International, independent scientists in collaboration with the Orca Coalition - a Dutch group of animal protection organisations - have put together a step-by-step plan of attack to get orca back to nature. Experts have found a family of orcas near Norway whose voices correspond with Morgan's.
Unfortunately, State Secretary and Minister of Agriculture Bleker thinks that locking the Morgan the orca away in an attraction park for the rest of her life is the best prospect this animal has. He uses this as the argument behind re-granting the Dolfinarium a licence so they can transport Morgan to the Loro Parque animal park. The State Secretary did exactly that earlier this year too, but the judge decreed that Bleker had not sufficiently researched the option of returning Morgan to the sea. Although Bleker has said he doesn't like the idea of orcas being kept in pools, he still chooses to keep the animal locked up over the chance of being successfully released. Hopefully our motion will change all that.

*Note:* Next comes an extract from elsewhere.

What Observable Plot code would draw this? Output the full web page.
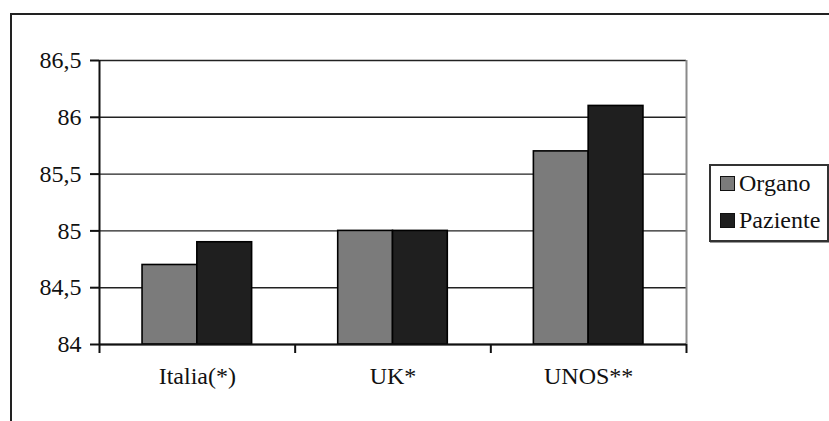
<!DOCTYPE html>
<html>
<head>
<meta charset="utf-8">
<script src="https://cdn.jsdelivr.net/npm/d3@7"></script>
<script src="https://cdn.jsdelivr.net/npm/@observablehq/plot@0.6"></script>
<style>
  html, body { margin: 0; padding: 0; background: #fff; }
  #wrap { position: relative; width: 829px; height: 421px; overflow: hidden; }
  #outer { position: absolute; left: 10px; top: 13px; width: 840px; height: 440px; border-left: 2px solid #222; border-top: 2px solid #222; }
  #chart { position: absolute; left: 0; top: 0; }
  #legend { position: absolute; left: 709px; top: 164px; width: 116px; height: 74px; border: 2px solid #333; box-shadow: 1px 1px 0 #999; background: #fff; font-size: 24px; color: #111; font-family: "Liberation Serif"; }
  #legend .item { position: absolute; left: 9px; display: flex; align-items: center; white-space: nowrap; }
  #legend .sw { display: inline-block; width: 13px; height: 13px; border: 1.5px solid #111; margin-right: 4px; }
</style>
</head>
<body>
<div id="wrap">
  <div id="outer"></div>
  <div id="chart"></div>
  <div id="legend"></div>
</div>
<script>
const categories = ["Italia(*)", "UK*", "UNOS**"];
const series = ["Organo", "Paziente"];
const organo = [84.7, 85.0, 85.7];
const paziente = [84.9, 85.0, 86.1];
const yTicks = [84, 84.5, 85, 85.5, 86, 86.5];
const yTickLabels = ["84", "84,5", "85", "85,5", "86", "86,5"];
const seriesColors = ["#7b7b7b", "#1f1f1f"];

const values = [organo, paziente];
const data = categories.flatMap((cat, i) =>
  series.map((s, j) => ({cat, i, j, series: s, value: values[j][i]}))
);

// group layout (fraction of a category slot)
const gap = 0.22, barW = 0.28;
const yMin = yTicks[0], yMax = yTicks[yTicks.length - 1];

const chart = Plot.plot({
  width: 829,
  height: 421,
  marginLeft: 99,
  marginRight: 143,
  marginTop: 60,
  marginBottom: 77,
  style: {fontSize: "24px", color: "#111", background: "transparent"},
  x: {domain: [0, categories.length], axis: null},
  y: {domain: [yMin, yMax], axis: null},
  color: {domain: series, range: seriesColors},
  marks: [
    Plot.ruleY(yTicks, {stroke: "#222", strokeWidth: 1.4}),
    Plot.ruleX([categories.length], {stroke: "#8a8a8a", strokeWidth: 2}),
    Plot.rectY(data, {
      x1: d => d.i + gap + d.j * barW,
      x2: d => d.i + gap + (d.j + 1) * barW,
      y1: () => yMin,
      y2: "value",
      fill: "series",
      stroke: "#000",
      strokeWidth: 1.6
    }),
    Plot.ruleX([0], {stroke: "#111", strokeWidth: 2}),
    Plot.ruleY([yMin], {stroke: "#111", strokeWidth: 2}),
    Plot.axisY({
      ticks: yTicks,
      tickFormat: d => yTickLabels[yTicks.indexOf(d)],
      tickSize: 9,
      tickPadding: 9,
      strokeWidth: 2,
      fill: "#111",
      fontFamily: "Liberation Serif",
      label: null
    }),
    Plot.axisX({
      ticks: d3.range(categories.length + 1),
      tickFormat: () => "",
      tickSize: 9,
      strokeWidth: 2,
      label: null
    }),
    Plot.axisX({
      ticks: categories.map((_, i) => i + 0.5),
      tickFormat: d => categories[Math.floor(d)],
      tickSize: 0,
      tickPadding: 22,
      fill: "#111",
      fontFamily: "Liberation Serif",
      label: null
    })
  ]
});
document.getElementById("chart").appendChild(chart);

const legend = document.getElementById("legend");
series.forEach((s, j) => {
  const item = document.createElement("div");
  item.className = "item";
  item.style.top = (4 + j * 37) + "px";
  const sw = document.createElement("span");
  sw.className = "sw";
  sw.style.background = seriesColors[j];
  item.appendChild(sw);
  item.appendChild(document.createTextNode(s));
  legend.appendChild(item);
});
</script>
</body>
</html>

Bad news from the Ukraine this week. According to the Dutch Animal Foundation Platform, stray dogs and cats in the Ukraine were thrown in a mobile crematorium, sometimes even when they were still alive. The Party for the Animals immediately asked Minister Schippers of Public Health Welfare and Sport if he could ask the Ukraine ambassador whether these killing methods were actually applied. And if they were, whether Minister Schippers will contact the Ukrainian ministry to prevent this terrible way of killing animals from ever happening again. These strays were killed in the run-up to the European Championship Football in 2012 in the Ukraine and Poland. They were regarded as a nuisance and therefore removed from the streets in this brutal manner. Large-scale 'clean-up actions' often take place during sports events, like in Greece, 2004 when the government wanted to clean up Athens’s image for the Olympic Games.
The Party for the Animals regularly raises the issue of culling stray animals. In June we asked parliamentary questions about strays in Romania, that were killed in a barbaric fashion. At the time we asked State Secretary Bleker if would speak to his Romanian colleague on this matter. Unfortunately he proved unwilling to do so. We will continue to work for equitable animal welfare policy, not only in the Netherlands, but in Europe too.